• _Directive_
Output the material exactly, but drop every image it holds.

• _Data segment_
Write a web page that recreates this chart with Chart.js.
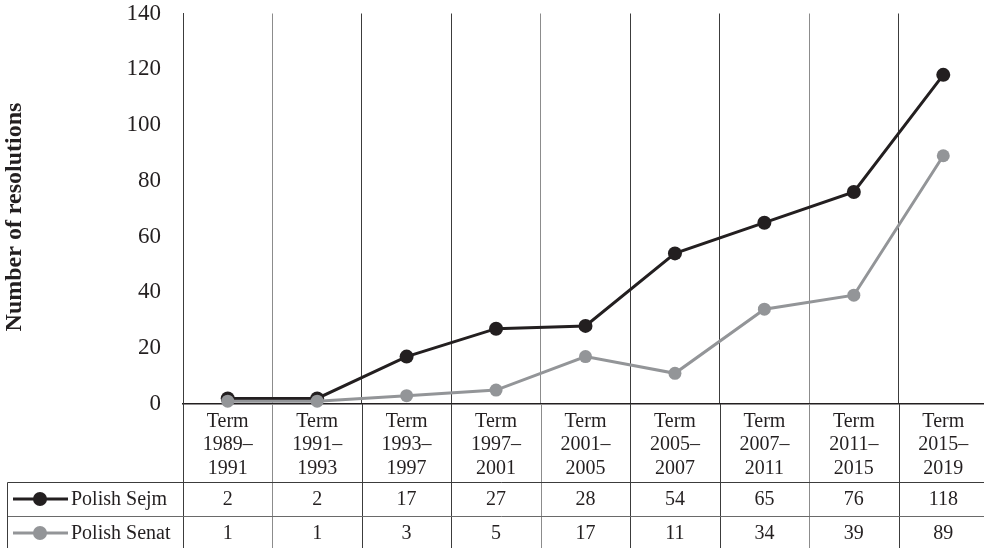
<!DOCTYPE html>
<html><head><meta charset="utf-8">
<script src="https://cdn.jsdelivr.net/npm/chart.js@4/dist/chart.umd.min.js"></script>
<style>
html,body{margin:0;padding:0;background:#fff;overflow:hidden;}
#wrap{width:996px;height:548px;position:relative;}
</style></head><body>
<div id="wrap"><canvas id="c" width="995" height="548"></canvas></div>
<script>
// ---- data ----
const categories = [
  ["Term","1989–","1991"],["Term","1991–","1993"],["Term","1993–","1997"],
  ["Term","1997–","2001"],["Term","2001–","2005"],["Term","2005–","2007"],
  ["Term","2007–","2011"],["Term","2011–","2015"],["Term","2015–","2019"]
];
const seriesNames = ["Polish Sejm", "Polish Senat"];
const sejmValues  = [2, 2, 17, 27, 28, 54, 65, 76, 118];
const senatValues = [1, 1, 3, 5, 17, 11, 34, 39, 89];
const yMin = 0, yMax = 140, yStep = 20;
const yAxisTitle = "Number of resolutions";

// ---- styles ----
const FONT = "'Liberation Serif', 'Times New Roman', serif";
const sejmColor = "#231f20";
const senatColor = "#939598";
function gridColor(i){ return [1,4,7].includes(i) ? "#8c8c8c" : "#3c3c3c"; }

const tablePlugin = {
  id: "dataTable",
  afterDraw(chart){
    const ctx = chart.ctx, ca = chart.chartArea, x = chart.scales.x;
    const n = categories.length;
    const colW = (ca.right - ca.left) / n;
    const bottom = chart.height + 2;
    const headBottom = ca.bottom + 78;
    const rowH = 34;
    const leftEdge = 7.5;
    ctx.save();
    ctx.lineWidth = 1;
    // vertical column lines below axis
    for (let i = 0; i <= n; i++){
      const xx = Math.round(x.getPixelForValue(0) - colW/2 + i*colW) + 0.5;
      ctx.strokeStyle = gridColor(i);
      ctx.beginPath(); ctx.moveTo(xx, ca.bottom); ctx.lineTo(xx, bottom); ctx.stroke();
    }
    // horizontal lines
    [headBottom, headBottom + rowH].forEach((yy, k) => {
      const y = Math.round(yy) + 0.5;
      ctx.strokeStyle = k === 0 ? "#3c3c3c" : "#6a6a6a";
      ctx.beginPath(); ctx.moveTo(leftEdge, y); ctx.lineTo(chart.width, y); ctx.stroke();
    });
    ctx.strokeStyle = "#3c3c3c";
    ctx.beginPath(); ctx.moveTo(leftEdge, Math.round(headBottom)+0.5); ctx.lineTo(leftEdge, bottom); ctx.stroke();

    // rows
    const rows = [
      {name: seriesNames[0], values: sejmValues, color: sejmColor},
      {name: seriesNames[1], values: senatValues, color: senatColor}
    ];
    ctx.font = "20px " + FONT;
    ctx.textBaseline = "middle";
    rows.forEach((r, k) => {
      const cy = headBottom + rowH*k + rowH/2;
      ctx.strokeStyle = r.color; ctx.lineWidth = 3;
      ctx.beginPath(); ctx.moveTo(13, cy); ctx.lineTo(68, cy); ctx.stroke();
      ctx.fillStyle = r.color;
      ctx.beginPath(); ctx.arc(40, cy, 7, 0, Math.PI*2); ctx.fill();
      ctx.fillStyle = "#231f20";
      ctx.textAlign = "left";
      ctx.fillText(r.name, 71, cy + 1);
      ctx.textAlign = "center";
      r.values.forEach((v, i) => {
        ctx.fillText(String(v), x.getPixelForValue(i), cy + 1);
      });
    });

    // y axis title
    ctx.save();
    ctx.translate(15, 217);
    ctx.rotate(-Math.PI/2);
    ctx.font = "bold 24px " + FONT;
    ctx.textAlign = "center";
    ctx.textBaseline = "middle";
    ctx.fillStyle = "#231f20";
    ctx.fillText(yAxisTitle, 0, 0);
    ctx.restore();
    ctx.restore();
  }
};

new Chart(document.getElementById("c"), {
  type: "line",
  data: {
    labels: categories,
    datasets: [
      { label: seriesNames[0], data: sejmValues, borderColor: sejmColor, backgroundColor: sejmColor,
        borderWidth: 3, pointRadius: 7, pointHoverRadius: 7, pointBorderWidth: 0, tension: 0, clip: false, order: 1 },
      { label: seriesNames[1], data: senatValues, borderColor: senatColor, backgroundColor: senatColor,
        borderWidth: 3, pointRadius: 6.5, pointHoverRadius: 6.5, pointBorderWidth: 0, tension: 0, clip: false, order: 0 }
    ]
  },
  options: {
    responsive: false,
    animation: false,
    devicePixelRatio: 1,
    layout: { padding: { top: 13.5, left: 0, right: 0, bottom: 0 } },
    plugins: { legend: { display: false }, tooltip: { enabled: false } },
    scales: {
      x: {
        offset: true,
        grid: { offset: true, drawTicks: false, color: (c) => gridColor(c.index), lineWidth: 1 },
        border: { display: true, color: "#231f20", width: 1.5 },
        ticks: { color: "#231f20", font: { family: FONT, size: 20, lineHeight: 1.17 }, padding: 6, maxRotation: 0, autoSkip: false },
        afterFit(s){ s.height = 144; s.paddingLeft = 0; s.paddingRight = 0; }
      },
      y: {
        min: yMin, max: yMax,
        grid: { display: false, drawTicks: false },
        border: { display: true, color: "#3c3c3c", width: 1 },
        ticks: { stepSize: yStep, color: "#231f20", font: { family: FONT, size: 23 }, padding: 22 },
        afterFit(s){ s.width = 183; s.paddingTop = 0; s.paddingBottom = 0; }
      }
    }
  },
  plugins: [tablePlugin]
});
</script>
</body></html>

• _Output below_
Write a web page that recreates this chart with Chart.js.
<!DOCTYPE html>
<html><head><meta charset="utf-8">
<script src="https://cdn.jsdelivr.net/npm/chart.js@4/dist/chart.umd.min.js"></script>
<style>
html,body{margin:0;padding:0;background:#fff;overflow:hidden;}
#wrap{width:996px;height:548px;position:relative;}
</style></head><body>
<div id="wrap"><canvas id="c" width="995" height="548"></canvas></div>
<script>
// ---- data ----
const categories = [
  ["Term","1989–","1991"],["Term","1991–","1993"],["Term","1993–","1997"],
  ["Term","1997–","2001"],["Term","2001–","2005"],["Term","2005–","2007"],
  ["Term","2007–","2011"],["Term","2011–","2015"],["Term","2015–","2019"]
];
const seriesNames = ["Polish Sejm", "Polish Senat"];
const sejmValues  = [2, 2, 17, 27, 28, 54, 65, 76, 118];
const senatValues = [1, 1, 3, 5, 17, 11, 34, 39, 89];
const yMin = 0, yMax = 140, yStep = 20;
const yAxisTitle = "Number of resolutions";

// ---- styles ----
const FONT = "'Liberation Serif', 'Times New Roman', serif";
const sejmColor = "#231f20";
const senatColor = "#939598";
function gridColor(i){ return [1,4,7].includes(i) ? "#8c8c8c" : "#3c3c3c"; }

const tablePlugin = {
  id: "dataTable",
  afterDraw(chart){
    const ctx = chart.ctx, ca = chart.chartArea, x = chart.scales.x;
    const n = categories.length;
    const colW = (ca.right - ca.left) / n;
    const bottom = chart.height + 2;
    const headBottom = ca.bottom + 78;
    const rowH = 34;
    const leftEdge = 7.5;
    ctx.save();
    ctx.lineWidth = 1;
    // vertical column lines below axis
    for (let i = 0; i <= n; i++){
      const xx = Math.round(x.getPixelForValue(0) - colW/2 + i*colW) + 0.5;
      ctx.strokeStyle = gridColor(i);
      ctx.beginPath(); ctx.moveTo(xx, ca.bottom); ctx.lineTo(xx, bottom); ctx.stroke();
    }
    // horizontal lines
    [headBottom, headBottom + rowH].forEach((yy, k) => {
      const y = Math.round(yy) + 0.5;
      ctx.strokeStyle = k === 0 ? "#3c3c3c" : "#6a6a6a";
      ctx.beginPath(); ctx.moveTo(leftEdge, y); ctx.lineTo(chart.width, y); ctx.stroke();
    });
    ctx.strokeStyle = "#3c3c3c";
    ctx.beginPath(); ctx.moveTo(leftEdge, Math.round(headBottom)+0.5); ctx.lineTo(leftEdge, bottom); ctx.stroke();

    // rows
    const rows = [
      {name: seriesNames[0], values: sejmValues, color: sejmColor},
      {name: seriesNames[1], values: senatValues, color: senatColor}
    ];
    ctx.font = "20px " + FONT;
    ctx.textBaseline = "middle";
    rows.forEach((r, k) => {
      const cy = headBottom + rowH*k + rowH/2;
      ctx.strokeStyle = r.color; ctx.lineWidth = 3;
      ctx.beginPath(); ctx.moveTo(13, cy); ctx.lineTo(68, cy); ctx.stroke();
      ctx.fillStyle = r.color;
      ctx.beginPath(); ctx.arc(40, cy, 7, 0, Math.PI*2); ctx.fill();
      ctx.fillStyle = "#231f20";
      ctx.textAlign = "left";
      ctx.fillText(r.name, 71, cy + 1);
      ctx.textAlign = "center";
      r.values.forEach((v, i) => {
        ctx.fillText(String(v), x.getPixelForValue(i), cy + 1);
      });
    });

    // y axis title
    ctx.save();
    ctx.translate(15, 217);
    ctx.rotate(-Math.PI/2);
    ctx.font = "bold 24px " + FONT;
    ctx.textAlign = "center";
    ctx.textBaseline = "middle";
    ctx.fillStyle = "#231f20";
    ctx.fillText(yAxisTitle, 0, 0);
    ctx.restore();
    ctx.restore();
  }
};

new Chart(document.getElementById("c"), {
  type: "line",
  data: {
    labels: categories,
    datasets: [
      { label: seriesNames[0], data: sejmValues, borderColor: sejmColor, backgroundColor: sejmColor,
        borderWidth: 3, pointRadius: 7, pointHoverRadius: 7, pointBorderWidth: 0, tension: 0, clip: false, order: 1 },
      { label: seriesNames[1], data: senatValues, borderColor: senatColor, backgroundColor: senatColor,
        borderWidth: 3, pointRadius: 6.5, pointHoverRadius: 6.5, pointBorderWidth: 0, tension: 0, clip: false, order: 0 }
    ]
  },
  options: {
    responsive: false,
    animation: false,
    devicePixelRatio: 1,
    layout: { padding: { top: 13.5, left: 0, right: 0, bottom: 0 } },
    plugins: { legend: { display: false }, tooltip: { enabled: false } },
    scales: {
      x: {
        offset: true,
        grid: { offset: true, drawTicks: false, color: (c) => gridColor(c.index), lineWidth: 1 },
        border: { display: true, color: "#231f20", width: 1.5 },
        ticks: { color: "#231f20", font: { family: FONT, size: 20, lineHeight: 1.17 }, padding: 6, maxRotation: 0, autoSkip: false },
        afterFit(s){ s.height = 144; s.paddingLeft = 0; s.paddingRight = 0; }
      },
      y: {
        min: yMin, max: yMax,
        grid: { display: false, drawTicks: false },
        border: { display: true, color: "#3c3c3c", width: 1 },
        ticks: { stepSize: yStep, color: "#231f20", font: { family: FONT, size: 23 }, padding: 22 },
        afterFit(s){ s.width = 183; s.paddingTop = 0; s.paddingBottom = 0; }
      }
    }
  },
  plugins: [tablePlugin]
});
</script>
</body></html>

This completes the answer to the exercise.